> _Information shown_:

## Begin

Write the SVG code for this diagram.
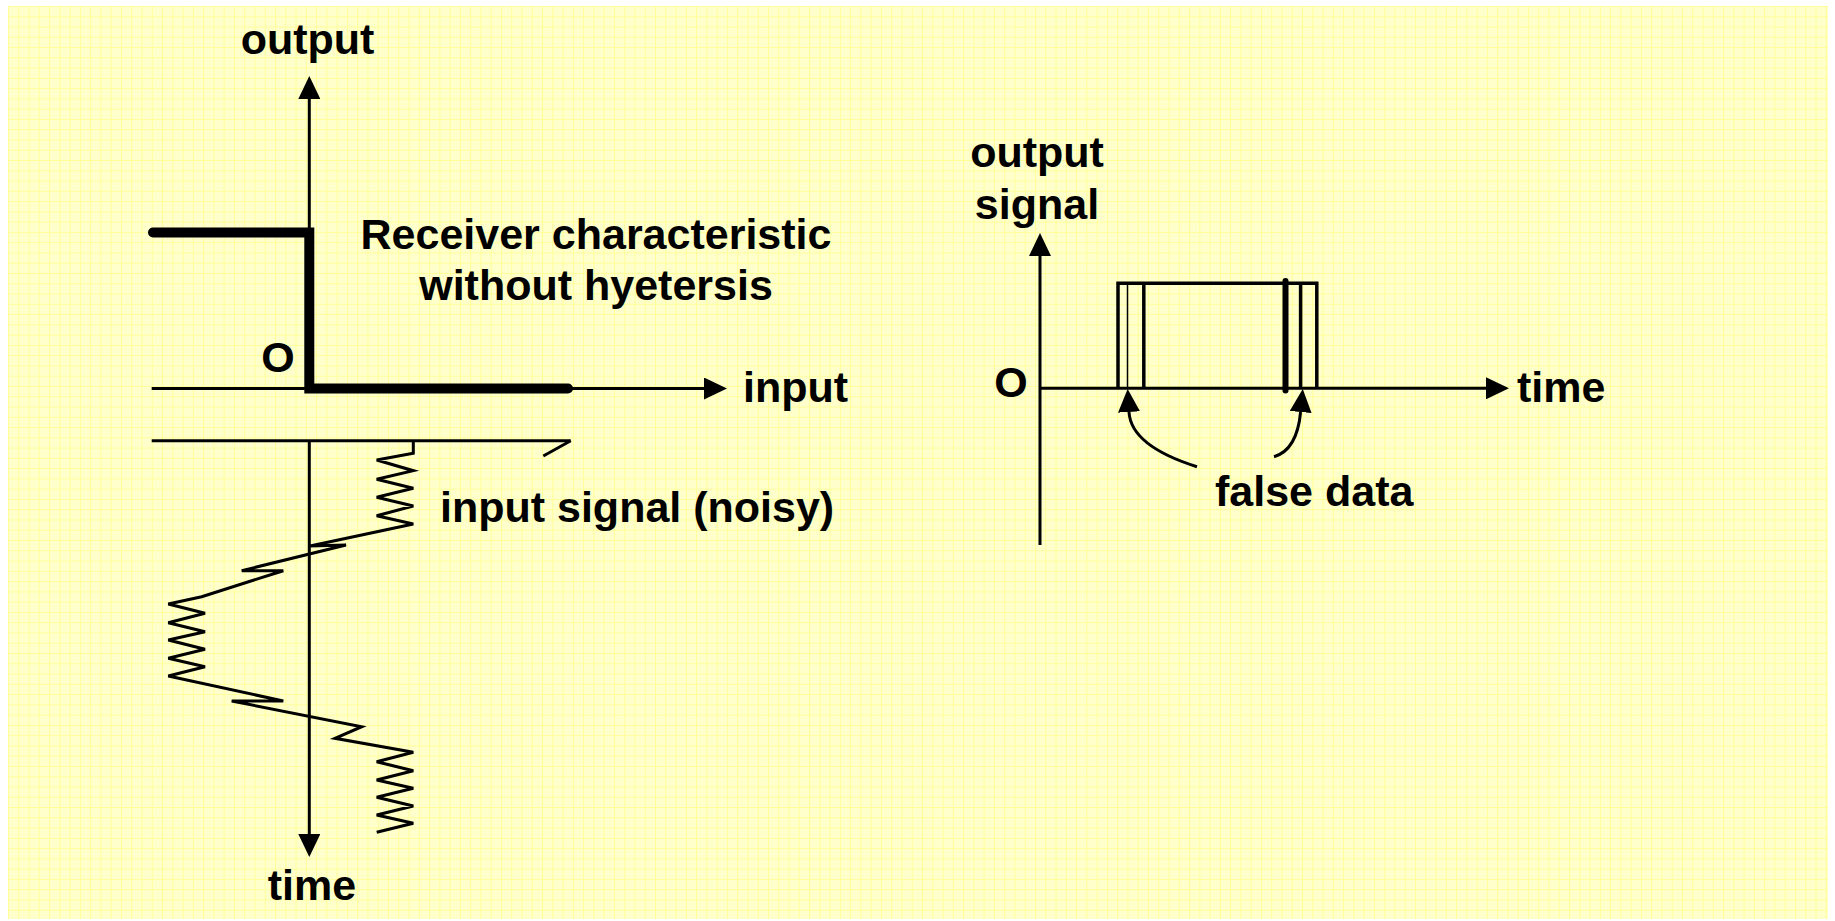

## End
## Begin

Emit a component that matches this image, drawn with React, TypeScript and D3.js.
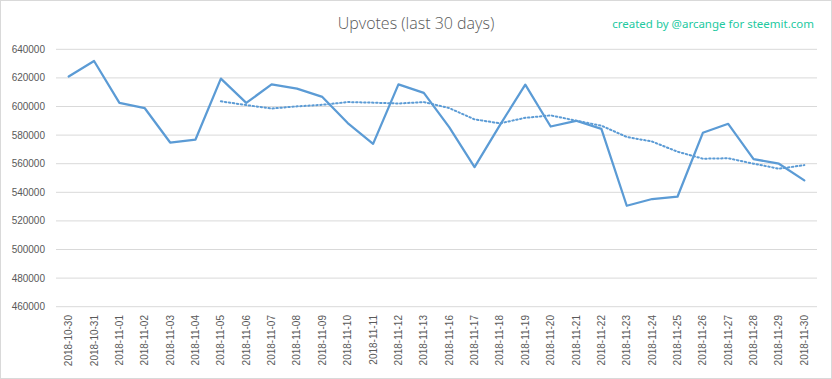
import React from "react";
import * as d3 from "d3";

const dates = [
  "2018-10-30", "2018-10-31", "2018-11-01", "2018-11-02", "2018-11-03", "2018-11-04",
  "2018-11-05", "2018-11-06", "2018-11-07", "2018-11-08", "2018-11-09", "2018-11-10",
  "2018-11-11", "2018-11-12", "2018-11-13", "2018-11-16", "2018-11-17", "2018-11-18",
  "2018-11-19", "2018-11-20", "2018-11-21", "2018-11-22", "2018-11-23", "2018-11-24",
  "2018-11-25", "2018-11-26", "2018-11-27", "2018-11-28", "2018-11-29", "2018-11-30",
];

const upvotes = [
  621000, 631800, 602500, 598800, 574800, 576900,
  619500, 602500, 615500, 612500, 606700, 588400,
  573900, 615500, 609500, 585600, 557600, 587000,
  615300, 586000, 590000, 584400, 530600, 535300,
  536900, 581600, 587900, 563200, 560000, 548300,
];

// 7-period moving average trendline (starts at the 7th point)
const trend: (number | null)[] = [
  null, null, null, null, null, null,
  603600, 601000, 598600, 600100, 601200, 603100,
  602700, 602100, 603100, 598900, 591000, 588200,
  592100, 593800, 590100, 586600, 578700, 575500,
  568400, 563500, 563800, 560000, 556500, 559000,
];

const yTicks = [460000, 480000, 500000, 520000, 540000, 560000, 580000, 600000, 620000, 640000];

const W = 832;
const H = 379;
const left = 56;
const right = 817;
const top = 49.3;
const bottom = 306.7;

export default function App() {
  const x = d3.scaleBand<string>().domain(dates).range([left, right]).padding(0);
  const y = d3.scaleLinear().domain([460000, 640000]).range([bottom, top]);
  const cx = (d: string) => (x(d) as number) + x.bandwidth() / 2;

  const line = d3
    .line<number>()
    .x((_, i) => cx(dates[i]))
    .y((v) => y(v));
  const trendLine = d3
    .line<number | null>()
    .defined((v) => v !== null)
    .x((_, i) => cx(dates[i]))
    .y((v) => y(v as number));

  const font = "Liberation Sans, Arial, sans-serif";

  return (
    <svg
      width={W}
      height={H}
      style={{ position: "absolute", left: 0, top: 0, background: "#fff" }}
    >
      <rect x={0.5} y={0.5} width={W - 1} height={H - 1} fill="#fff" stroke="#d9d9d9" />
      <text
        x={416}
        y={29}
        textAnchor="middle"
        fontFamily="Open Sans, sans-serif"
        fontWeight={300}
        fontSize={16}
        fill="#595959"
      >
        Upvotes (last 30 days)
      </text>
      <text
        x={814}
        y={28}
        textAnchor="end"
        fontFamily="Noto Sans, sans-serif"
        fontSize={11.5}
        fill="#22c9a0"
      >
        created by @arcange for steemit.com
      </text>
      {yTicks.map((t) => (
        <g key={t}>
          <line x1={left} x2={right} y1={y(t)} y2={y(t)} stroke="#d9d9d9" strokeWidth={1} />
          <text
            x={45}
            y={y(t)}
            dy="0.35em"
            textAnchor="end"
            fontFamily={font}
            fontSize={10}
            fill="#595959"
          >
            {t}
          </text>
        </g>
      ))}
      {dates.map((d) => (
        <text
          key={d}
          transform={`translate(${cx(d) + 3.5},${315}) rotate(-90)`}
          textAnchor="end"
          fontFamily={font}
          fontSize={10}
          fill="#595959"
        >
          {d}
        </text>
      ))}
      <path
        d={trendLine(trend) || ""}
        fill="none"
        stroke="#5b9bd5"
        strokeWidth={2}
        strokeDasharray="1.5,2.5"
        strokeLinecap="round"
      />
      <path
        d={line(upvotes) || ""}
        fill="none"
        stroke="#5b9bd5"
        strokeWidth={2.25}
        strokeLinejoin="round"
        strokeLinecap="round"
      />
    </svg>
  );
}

## End
## Begin

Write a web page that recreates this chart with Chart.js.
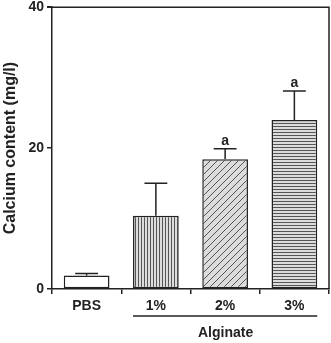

## End

> _Goal of the exercise_: Pull every line containing the word "with" out of the material.

> _Solution to this task_:
Emit a component that matches this image, drawn with React, TypeScript and D3.js.
Write a web page that recreates this chart with Chart.js.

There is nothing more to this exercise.